メーカー間、事業者間の設備機能の互換性がW-CDMAハードウエアの最大の問題であり、それが解決されて いない設備を事業者が設置していることが問題をさらに複雑化させている。多くの携帯電話事業者は UMTS標準の2002年3月版について試験を重ねているが、英国のOrange社によれば、2002年12月版に 収められた変更によると、ハンドセットではW-CDMAとGSMとの間のハンドオーバーが必須事項となった。 更に多くのUMTS事業者は更なる変更を含む2003年3月版に基づいて商用を開始しようとしている。 ドイツ銀行のアナリストは、各バージョンはバックワードコンパチ(新バージョンでも 旧バージョンネットワークで使用可能)だとされてはいるものの実際にはその保障は全く無いと指摘している。 旧バージョンで作られたハンドセットはネットワークに新バージョンが導入されたときうまく 動作しない可能性が高い。ノキアとソニーエリクソンも3G電話機を投入したが、現在UMTSハンドセット を量産しているのはモトローラとNECの2社だけである。
変更され続けている標準を使って行われている支離滅裂なネットワーク試験が、W-CDMAネットワーク
展開上の最も困難な側面であり、悪名高い3G/2Gハンドオーバーの解決を妨げている。ハンドオーバーは、
利用者のハンドセットが一つのセルから他のセルのエリアへと移動する時に発生するもので、移動通信網を
「移動」たらしめるための基本的な機能である。
純粋な2Gネットワークにおいてすら、ハンドオーバーは極めて複雑なプロセスである。信号強度や基地局が
空いているかどうかなどは、呼が切り替えられる前に決定されなければならない。W-CDMAとGSMのハンドオーバー
では、この二つの異なった技術がうまく連携しなければならないので更に複雑となる。また、3Gハンドセット
で利用されているサービスの機能(音声、ビデオ、動画、データ)に対しても、ハンドオーバーに先立ち
2Gネットワーク側で十分な準備がなされていなければならない。
英国ハチソンのネットワークではこの問題が解決されていない。NECのe606ハンドセットで3Gの カバレッジ外に出てみると、シームレスなハンドオーバーが行われず、毎回、呼は切断されたという 体験談が報告されている。ハチソンは英国の人口カバレッジ60%でサービスを開始した。 それも主要な道路沿いに限られ、3G/2Gハンドオーバーがなるべく起こらないようにしている。 既成の通信事業者であるVodafoneに言わせれば、W-CDMAネットワークを市場に出す時には、 95%の呼接続率を要求するという。

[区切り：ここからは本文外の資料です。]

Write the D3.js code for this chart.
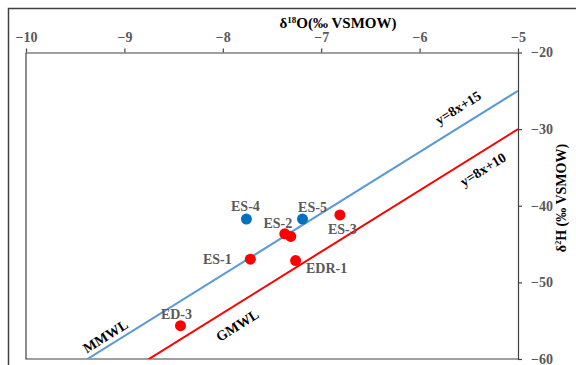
<!DOCTYPE html>
<html>
<head>
<meta charset="utf-8">
<script src="https://cdn.jsdelivr.net/npm/d3@7"></script>
<style>
  body { margin: 0; background: #fff; }
  svg text { font-family: "Liberation Serif", "Times New Roman", serif; font-weight: bold; }
</style>
</head>
<body>
<div id="chart"></div>
<script>
// Sample values
var sampleNames = ["ES-1", "ES-2", "ES-2", "ES-3", "ES-4", "ES-5", "EDR-1", "ED-3"];
var d18O = [-7.72, -7.37, -7.31, -6.81, -7.76, -7.19, -7.26, -8.43];
var d2H = [-46.97, -43.66, -44.0, -41.2, -41.74, -41.74, -47.15, -55.65];
var sampleGroup = ["red", "red", "red", "red", "blue", "blue", "red", "red"];
var showLabel = [true, true, false, true, true, true, true, true];

// Meteoric water lines: dD = slope * d18O + intercept
var lineNames = ["MMWL", "GMWL"];
var lineSlopes = [8, 8];
var lineIntercepts = [15, 10];
var lineEquations = ["y=8x+15", "y=8x+10"];

var xTicks = [-10, -9, -8, -7, -6, -5];
var yTicks = [-60, -50, -40, -30, -20];

var width = 576,
    height = 365;

var plot = { left: 26, right: 518, top: 52.5, bottom: 359 };

var svg = d3.select("#chart")
    .append("svg")
    .attr("width", width)
    .attr("height", height);

// outer chart frame (runs off the right and bottom edges)
svg.append("rect")
    .attr("x", 8.5)
    .attr("y", 8.5)
    .attr("width", width + 20)
    .attr("height", height + 20)
    .attr("fill", "none")
    .attr("stroke", "#404040")
    .attr("stroke-width", 1.5);

var x = d3.scaleLinear().domain([-10, -5]).range([plot.left, plot.right]);
var y = d3.scaleLinear().domain([-60, -20]).range([plot.bottom, plot.top]);

// plot area border on the left and bottom
svg.append("path")
    .attr("d", "M" + plot.left + "," + plot.top + "V" + plot.bottom + "H" + plot.right)
    .attr("fill", "none")
    .attr("stroke", "#404040")
    .attr("stroke-width", 1.2);

var tickColor = "#595959";

// top x axis
var xAxis = svg.append("g")
    .attr("transform", "translate(0," + plot.top + ")")
    .call(d3.axisTop(x).tickValues(xTicks).tickSize(4).tickSizeOuter(0).tickPadding(7).tickFormat(d3.format("d")));

// right y axis
var yAxis = svg.append("g")
    .attr("transform", "translate(" + plot.right + ",0)")
    .call(d3.axisRight(y).tickValues(yTicks).tickSize(4).tickSizeOuter(0).tickPadding(9).tickFormat(d3.format("d")));

[xAxis, yAxis].forEach(function(ax) {
    ax.select(".domain").attr("stroke", "#404040").attr("stroke-width", 1.2);
    ax.selectAll(".tick line").attr("stroke", "#404040").attr("stroke-width", 1.2);
    ax.selectAll(".tick text")
        .attr("fill", tickColor)
        .style("font-size", "14px")
        .style("font-family", "Liberation Serif, serif")
        .style("font-weight", "bold");
});

// axis titles
var xTitle = svg.append("text")
    .attr("x", 338)
    .attr("y", 28)
    .attr("text-anchor", "middle")
    .style("font-size", "15px")
    .attr("fill", "#000");
xTitle.append("tspan").text("δ");
xTitle.append("tspan").attr("dy", -5).style("font-size", "9px").text("18");
xTitle.append("tspan").attr("dy", 5).text("O(‰ VSMOW)");

var yTitle = svg.append("text")
    .attr("transform", "translate(566,198)rotate(-90)")
    .attr("text-anchor", "middle")
    .style("font-size", "14px")
    .attr("fill", "#000");
yTitle.append("tspan").text("δ");
yTitle.append("tspan").attr("dy", -5).style("font-size", "8px").text("2");
yTitle.append("tspan").attr("dy", 5).text("H (‰ VSMOW)");

// clip to plot area
svg.append("clipPath")
    .attr("id", "plot-clip")
    .append("rect")
    .attr("x", plot.left)
    .attr("y", plot.top)
    .attr("width", plot.right - plot.left)
    .attr("height", plot.bottom - plot.top);

var lineColors = ["#5B9BD5", "#FF0000"];

lineNames.forEach(function(name, i) {
    var f = function(v) { return lineSlopes[i] * v + lineIntercepts[i]; };
    svg.append("line")
        .attr("clip-path", "url(#plot-clip)")
        .attr("x1", x(-10)).attr("y1", y(f(-10)))
        .attr("x2", x(-5)).attr("y2", y(f(-5)))
        .attr("stroke", lineColors[i])
        .attr("stroke-width", 2);
});

// slope angle of the lines in screen space
var angle = Math.atan2(y(lineSlopes[0] * -5) - y(lineSlopes[0] * -6), x(-5) - x(-6)) * 180 / Math.PI;

// line labels: line index, anchor d18O on the line, perpendicular offset
var lineLabels = [
    { text: lineEquations[0], line: 0, at: -5.515, off: -17.5 },
    { text: lineEquations[1], line: 1, at: -5.44, off: 15.5 },
    { text: lineNames[0], line: 0, at: -9.14, off: -10 },
    { text: lineNames[1], line: 1, at: -7.95, off: 18 }
];

lineLabels.forEach(function(l) {
    var yv = lineSlopes[l.line] * l.at + lineIntercepts[l.line];
    svg.append("text")
        .attr("transform", "translate(" + x(l.at) + "," + y(yv) + ")rotate(" + angle + ")")
        .attr("y", l.off)
        .attr("dy", "0.35em")
        .attr("text-anchor", "middle")
        .style("font-size", "14px")
        .attr("fill", "#000")
        .text(l.text);
});

// sample points
var pointColor = { red: "#FF0000", blue: "#0070C0" };
var idx = d3.range(d18O.length);

svg.append("g")
    .selectAll("circle")
    .data(idx)
    .enter()
    .append("circle")
    .attr("cx", function(i) { return x(d18O[i]); })
    .attr("cy", function(i) { return y(d2H[i]); })
    .attr("r", 5.5)
    .attr("fill", function(i) { return pointColor[sampleGroup[i]]; });

// sample label offsets from their point (px)
var labelDx = [-33, -7, 0, 2.5, -1, 10, 31, -4];
var labelDy = [0, -11, 0, 14, -13, -12, 8, -12];

svg.append("g")
    .selectAll("text")
    .data(idx.filter(function(i) { return showLabel[i]; }))
    .enter()
    .append("text")
    .attr("x", function(i) { return x(d18O[i]) + labelDx[i]; })
    .attr("y", function(i) { return y(d2H[i]) + labelDy[i]; })
    .attr("dy", "0.35em")
    .attr("text-anchor", "middle")
    .style("font-size", "14px")
    .attr("fill", "#595959")
    .text(function(i) { return sampleNames[i]; });
</script>
</body>
</html>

通信事業者は既存の2Gと2.5G(GPRSなどの高速パケット伝送システム)設備からできるだけの収益を 搾り出そうとするであろうから、このような技術的な障害がある以上、今年中に更なるW-CDMAの商用化が 行われるとは考えられない。英国、イタリア、ドイツといった主要な携帯電話市場では2004年には ネットワークができるであろうが、ヨーロッパ全域にわたる広範なW-CDMAの商用サービスは2005年以前 には実現しそうもない。免許のオークションから5年もたつのにである。